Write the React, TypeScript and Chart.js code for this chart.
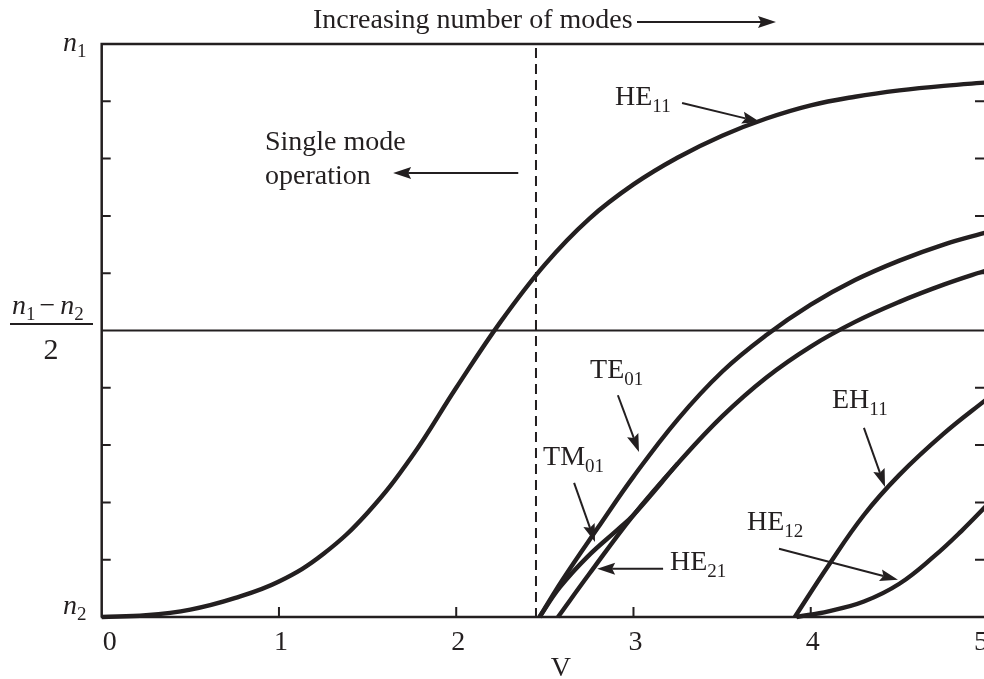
import { useEffect, useRef } from "react";
import { Chart, registerables } from "chart.js";

Chart.register(...registerables);

// ---- data (V vs normalised index, 0 = n2, 10 = n1) ----
const V_HE11 = [0, 0.25, 0.5, 0.75, 1.0, 1.25, 1.5, 1.75, 2.0, 2.25, 2.5, 2.75, 3.0, 3.25, 3.5, 3.75, 4.0, 4.25, 4.5, 4.75, 5.0];
const N_HE11 = [0, 0.03, 0.13, 0.33, 0.62, 1.1, 1.82, 2.8, 4.0, 5.15, 6.15, 6.95, 7.55, 8.02, 8.4, 8.7, 8.93, 9.08, 9.19, 9.27, 9.33];

const V_TE01 = [2.47, 2.6, 2.8, 3.0, 3.25, 3.5, 3.75, 4.0, 4.25, 4.5, 4.75, 5.0];
const N_TE01 = [0, 0.65, 1.56, 2.45, 3.45, 4.28, 4.92, 5.45, 5.88, 6.22, 6.5, 6.72];

const V_TM01 = [2.47, 2.585, 2.74, 2.92, 3.0, 3.25];
const N_TM01 = [0, 0.52, 1.05, 1.55, 1.78, 2.68];

const V_HE21 = [2.574, 2.75, 3.0, 3.25, 3.5, 3.75, 4.0, 4.25, 4.5, 4.75, 5.0];
const N_HE21 = [0, 0.75, 1.78, 2.68, 3.5, 4.18, 4.72, 5.15, 5.5, 5.8, 6.06];

const V_EH11 = [3.91, 4.1, 4.3, 4.5, 4.75, 5.0];
const N_EH11 = [0, 0.9, 1.78, 2.48, 3.2, 3.82];

const V_HE12 = [3.92, 4.1, 4.3, 4.5, 4.7, 4.85, 5.0];
const N_HE12 = [0, 0.1, 0.27, 0.58, 1.07, 1.5, 1.97];

const X_TICKS = [0, 1, 2, 3, 4, 5];
const X_TICK_LABELS = ["0", "1", "2", "3", "4", "5"];
const X_MINOR_TICKS = [1, 2, 3, 4];
const Y_TICKS = [1, 2, 3, 4, 6, 7, 8, 9];
const X_TITLE = "V";
const CHART_TITLE = "Increasing number of modes";
const CUTOFF_V = 2.45;
const MID_N = 5;

// mode annotations: label, subscript, label anchor (V, N), arrow tail, arrow tip
const MODE_NAMES = ["HE", "TE", "TM", "HE", "EH", "HE"];
const MODE_SUBS = ["11", "01", "01", "21", "11", "12"];
const LABEL_V = [2.896, 2.755, 2.49, 3.206, 4.12, 3.64];
const LABEL_N = [8.94, 4.17, 2.65, 0.82, 3.65, 1.52];
const TAIL_V = [3.274, 2.912, 2.665, 3.167, 4.3, 3.821];
const TAIL_N = [8.97, 3.87, 2.34, 0.84, 3.3, 1.19];
const TIP_V = [3.714, 3.031, 2.783, 2.795, 4.419, 4.492];
const TIP_N = [8.64, 2.88, 1.31, 0.84, 2.27, 0.65];

const SINGLE_LINES = ["Single mode", "operation"];

const INK = "#231f20";
const SERIF = '"Liberation Serif", "Times New Roman", serif';

function pts(xs: number[], ys: number[]) {
  return xs.map((x, i) => ({ x, y: ys[i] }));
}

function drawArrow(ctx: CanvasRenderingContext2D, x1: number, y1: number, x2: number, y2: number, head = 18, half = 6, w = 2) {
  const a = Math.atan2(y2 - y1, x2 - x1);
  const bx = x2 - head * Math.cos(a);
  const by = y2 - head * Math.sin(a);
  ctx.save();
  ctx.strokeStyle = INK;
  ctx.fillStyle = INK;
  ctx.lineWidth = w;
  ctx.beginPath();
  ctx.moveTo(x1, y1);
  ctx.lineTo(bx + Math.cos(a) * 3, by + Math.sin(a) * 3);
  ctx.stroke();
  ctx.beginPath();
  ctx.moveTo(x2, y2);
  ctx.lineTo(bx + half * Math.sin(a), by - half * Math.cos(a));
  ctx.lineTo(bx + 3 * Math.cos(a), by + 3 * Math.sin(a));
  ctx.lineTo(bx - half * Math.sin(a), by + half * Math.cos(a));
  ctx.closePath();
  ctx.fill();
  ctx.restore();
}

function subText(ctx: CanvasRenderingContext2D, main: string, sub: string, x: number, y: number, italic = false, size = 28, subSize = 19, drop = 7) {
  ctx.font = `${italic ? "italic " : ""}${size}px ${SERIF}`;
  ctx.textAlign = "left";
  ctx.textBaseline = "alphabetic";
  ctx.fillText(main, x, y);
  const w = ctx.measureText(main).width;
  ctx.font = `${subSize}px ${SERIF}`;
  ctx.fillText(sub, x + w, y + drop);
  return w + ctx.measureText(sub).width;
}

const decorPlugin = {
  id: "decor",
  beforeDatasetsDraw(chart: any) {
    const ctx: CanvasRenderingContext2D = chart.ctx;
    const xs = chart.scales.x;
    const ys = chart.scales.y;
    const L = xs.getPixelForValue(0);
    const R = xs.getPixelForValue(5);
    const T = ys.getPixelForValue(10);
    const B = ys.getPixelForValue(0);
    ctx.save();
    ctx.strokeStyle = INK;
    ctx.lineCap = "butt";
    // frame
    ctx.lineWidth = 2.5;
    ctx.beginPath();
    ctx.moveTo(L, B);
    ctx.lineTo(L, T);
    ctx.lineTo(R + 20, T);
    ctx.moveTo(L - 1, B);
    ctx.lineTo(R + 20, B);
    ctx.moveTo(R, T);
    ctx.lineTo(R, B);
    ctx.stroke();
    // ticks (inward)
    ctx.lineWidth = 2;
    ctx.beginPath();
    Y_TICKS.forEach((t) => {
      const y = ys.getPixelForValue(t);
      ctx.moveTo(L, y);
      ctx.lineTo(L + 9, y);
      ctx.moveTo(R, y);
      ctx.lineTo(R - 13, y);
    });
    X_MINOR_TICKS.forEach((t) => {
      const x = xs.getPixelForValue(t);
      ctx.moveTo(x, B);
      ctx.lineTo(x, B - 10);
    });
    ctx.stroke();
    // mid line
    const M = ys.getPixelForValue(MID_N);
    ctx.lineWidth = 1.8;
    ctx.beginPath();
    ctx.moveTo(L, M);
    ctx.lineTo(R + 20, M);
    ctx.stroke();
    // cutoff dashed line
    const C = xs.getPixelForValue(CUTOFF_V);
    ctx.lineWidth = 2;
    ctx.setLineDash([10, 6]);
    ctx.beginPath();
    ctx.moveTo(C, T + 4);
    ctx.lineTo(C, B);
    ctx.stroke();
    ctx.setLineDash([]);
    ctx.restore();
  },
  afterDatasetsDraw(chart: any) {
    const ctx: CanvasRenderingContext2D = chart.ctx;
    const xs = chart.scales.x;
    const ys = chart.scales.y;
    const px = (v: number) => xs.getPixelForValue(v);
    const py = (n: number) => ys.getPixelForValue(n);
    const T = py(10);
    const B = py(0);
    const M = py(MID_N);
    ctx.save();
    ctx.fillStyle = INK;
    ctx.strokeStyle = INK;

    // x tick labels
    ctx.font = `28px ${SERIF}`;
    ctx.textBaseline = "alphabetic";
    X_TICKS.forEach((t, i) => {
      const x = px(t);
      if (i === 0) {
        ctx.textAlign = "left";
        ctx.fillText(X_TICK_LABELS[i], x + 1, B + 33);
      } else if (i === X_TICKS.length - 1) {
        ctx.textAlign = "right";
        ctx.fillText(X_TICK_LABELS[i], x, B + 33);
      } else {
        ctx.textAlign = "center";
        ctx.fillText(X_TICK_LABELS[i], x + 2, B + 33);
      }
    });
    ctx.textAlign = "center";
    ctx.fillText(X_TITLE, px(2.59), B + 59);

    // y labels
    subText(ctx, "n", "1", 63, T + 7, true, 28, 19, 6);
    subText(ctx, "n", "2", 63, B - 3, true, 28, 19, 6);
    // fraction (n1 - n2)/2
    let x = 12;
    const nb = M - 17;
    x += subText(ctx, "n", "1", x, nb, true, 28, 19, 6);
    ctx.font = `28px ${SERIF}`;
    ctx.textAlign = "left";
    ctx.fillText("\u2212", x + 4, nb);
    x += ctx.measureText("\u2212").width + 9;
    subText(ctx, "n", "2", x, nb, true, 28, 19, 6);
    ctx.lineWidth = 1.8;
    ctx.beginPath();
    ctx.moveTo(10, M - 6.5);
    ctx.lineTo(93, M - 6.5);
    ctx.stroke();
    ctx.font = `30px ${SERIF}`;
    ctx.textAlign = "center";
    ctx.fillText("2", 51, M + 28);

    // title with arrow
    ctx.font = `28px ${SERIF}`;
    ctx.textAlign = "left";
    ctx.fillText(CHART_TITLE, 313, 28);
    drawArrow(ctx, 637, 22, 776, 22, 18, 6, 2.2);

    // single-mode annotation
    ctx.font = `28px ${SERIF}`;
    ctx.textAlign = "left";
    ctx.fillText(SINGLE_LINES[0], px(0.921), py(8.15));
    ctx.fillText(SINGLE_LINES[1], px(0.921), py(7.56));
    drawArrow(ctx, px(2.35), py(7.75), px(1.644), py(7.75), 18, 6, 2);

    // mode labels & arrows
    MODE_NAMES.forEach((name, i) => {
      ctx.fillStyle = INK;
      subText(ctx, name, MODE_SUBS[i], px(LABEL_V[i]), py(LABEL_N[i]));
      drawArrow(ctx, px(TAIL_V[i]), py(TAIL_N[i]), px(TIP_V[i]), py(TIP_N[i]));
    });
    ctx.restore();
  },
};

export default function App() {
  const ref = useRef<HTMLCanvasElement | null>(null);
  useEffect(() => {
    if (!ref.current) return;
    const line = (label: string, xs: number[], ys: number[]) => ({
      label,
      data: pts(xs, ys),
      borderColor: INK,
      backgroundColor: INK,
      borderWidth: 4.4,
      pointRadius: 0,
      tension: 0.4,
      fill: false,
      clip: 20,
    });
    const chart = new Chart(ref.current, {
      type: "line",
      data: {
        datasets: [
          line("HE11", V_HE11, N_HE11),
          line("TE01", V_TE01, N_TE01),
          line("TM01", V_TM01, N_TM01),
          line("HE21", V_HE21, N_HE21),
          line("EH11", V_EH11, N_EH11),
          line("HE12", V_HE12, N_HE12),
        ],
      },
      options: {
        responsive: false,
        animation: false,
        devicePixelRatio: 1,
        layout: { padding: { left: 101.7, top: 44, right: 12, bottom: 62 } },
        plugins: { legend: { display: false }, tooltip: { enabled: false }, title: { display: false } },
        scales: {
          x: { type: "linear", min: 0, max: 5, display: false },
          y: { type: "linear", min: 0, max: 10, display: false },
        },
        events: [],
      },
      plugins: [decorPlugin],
    });
    return () => chart.destroy();
  }, []);
  return (
    <div style={{ position: "fixed", left: 0, top: 0, width: 984, height: 679, overflow: "hidden", background: "#fff" }}>
      <canvas ref={ref} width={1000} height={679} style={{ width: 1000, height: 679, display: "block" }} />
    </div>
  );
}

_EXERCISE:_ Your task is to restate word for word the lines from the top of the data to the line containing "6.22, 6.5, 6.72];", both ends included, with every picture left out.

_SOLUTION TO THE PROBLEM:_
Write the React, TypeScript and Chart.js code for this chart.
import { useEffect, useRef } from "react";
import { Chart, registerables } from "chart.js";

Chart.register(...registerables);

// ---- data (V vs normalised index, 0 = n2, 10 = n1) ----
const V_HE11 = [0, 0.25, 0.5, 0.75, 1.0, 1.25, 1.5, 1.75, 2.0, 2.25, 2.5, 2.75, 3.0, 3.25, 3.5, 3.75, 4.0, 4.25, 4.5, 4.75, 5.0];
const N_HE11 = [0, 0.03, 0.13, 0.33, 0.62, 1.1, 1.82, 2.8, 4.0, 5.15, 6.15, 6.95, 7.55, 8.02, 8.4, 8.7, 8.93, 9.08, 9.19, 9.27, 9.33];

const V_TE01 = [2.47, 2.6, 2.8, 3.0, 3.25, 3.5, 3.75, 4.0, 4.25, 4.5, 4.75, 5.0];
const N_TE01 = [0, 0.65, 1.56, 2.45, 3.45, 4.28, 4.92, 5.45, 5.88, 6.22, 6.5, 6.72];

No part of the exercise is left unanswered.